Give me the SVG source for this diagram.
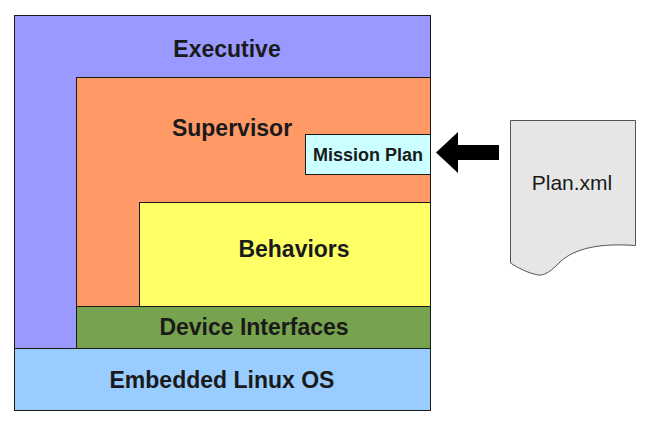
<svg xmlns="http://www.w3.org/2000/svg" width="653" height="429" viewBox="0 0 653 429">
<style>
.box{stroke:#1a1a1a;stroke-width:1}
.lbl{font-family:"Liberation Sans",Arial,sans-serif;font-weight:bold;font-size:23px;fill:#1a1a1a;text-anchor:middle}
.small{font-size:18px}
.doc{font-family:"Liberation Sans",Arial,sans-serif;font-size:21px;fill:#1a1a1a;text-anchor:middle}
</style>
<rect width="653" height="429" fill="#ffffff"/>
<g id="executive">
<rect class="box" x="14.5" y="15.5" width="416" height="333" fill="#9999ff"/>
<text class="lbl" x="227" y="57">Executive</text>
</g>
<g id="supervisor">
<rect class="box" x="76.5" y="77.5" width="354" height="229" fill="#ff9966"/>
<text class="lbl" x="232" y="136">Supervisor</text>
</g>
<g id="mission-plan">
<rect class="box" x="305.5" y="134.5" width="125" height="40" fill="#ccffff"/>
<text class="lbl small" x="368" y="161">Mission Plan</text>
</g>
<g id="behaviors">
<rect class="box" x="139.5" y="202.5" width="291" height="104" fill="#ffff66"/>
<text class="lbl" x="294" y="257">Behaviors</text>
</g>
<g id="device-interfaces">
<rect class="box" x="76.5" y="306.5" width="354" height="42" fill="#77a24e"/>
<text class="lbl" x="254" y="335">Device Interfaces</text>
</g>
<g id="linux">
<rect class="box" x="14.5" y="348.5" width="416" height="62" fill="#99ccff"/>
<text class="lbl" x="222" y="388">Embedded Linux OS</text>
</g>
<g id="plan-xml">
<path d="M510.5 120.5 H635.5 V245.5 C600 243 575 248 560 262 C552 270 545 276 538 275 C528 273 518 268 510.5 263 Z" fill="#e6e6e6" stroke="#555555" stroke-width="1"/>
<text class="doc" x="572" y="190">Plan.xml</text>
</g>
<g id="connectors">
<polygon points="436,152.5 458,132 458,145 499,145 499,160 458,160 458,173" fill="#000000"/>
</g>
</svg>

Instruction
Drop the images and repeat the data exactly.

Solution to the problem
Give me the SVG source for this diagram.
<svg xmlns="http://www.w3.org/2000/svg" width="653" height="429" viewBox="0 0 653 429">
<style>
.box{stroke:#1a1a1a;stroke-width:1}
.lbl{font-family:"Liberation Sans",Arial,sans-serif;font-weight:bold;font-size:23px;fill:#1a1a1a;text-anchor:middle}
.small{font-size:18px}
.doc{font-family:"Liberation Sans",Arial,sans-serif;font-size:21px;fill:#1a1a1a;text-anchor:middle}
</style>
<rect width="653" height="429" fill="#ffffff"/>
<g id="executive">
<rect class="box" x="14.5" y="15.5" width="416" height="333" fill="#9999ff"/>
<text class="lbl" x="227" y="57">Executive</text>
</g>
<g id="supervisor">
<rect class="box" x="76.5" y="77.5" width="354" height="229" fill="#ff9966"/>
<text class="lbl" x="232" y="136">Supervisor</text>
</g>
<g id="mission-plan">
<rect class="box" x="305.5" y="134.5" width="125" height="40" fill="#ccffff"/>
<text class="lbl small" x="368" y="161">Mission Plan</text>
</g>
<g id="behaviors">
<rect class="box" x="139.5" y="202.5" width="291" height="104" fill="#ffff66"/>
<text class="lbl" x="294" y="257">Behaviors</text>
</g>
<g id="device-interfaces">
<rect class="box" x="76.5" y="306.5" width="354" height="42" fill="#77a24e"/>
<text class="lbl" x="254" y="335">Device Interfaces</text>
</g>
<g id="linux">
<rect class="box" x="14.5" y="348.5" width="416" height="62" fill="#99ccff"/>
<text class="lbl" x="222" y="388">Embedded Linux OS</text>
</g>
<g id="plan-xml">
<path d="M510.5 120.5 H635.5 V245.5 C600 243 575 248 560 262 C552 270 545 276 538 275 C528 273 518 268 510.5 263 Z" fill="#e6e6e6" stroke="#555555" stroke-width="1"/>
<text class="doc" x="572" y="190">Plan.xml</text>
</g>
<g id="connectors">
<polygon points="436,152.5 458,132 458,145 499,145 499,160 458,160 458,173" fill="#000000"/>
</g>
</svg>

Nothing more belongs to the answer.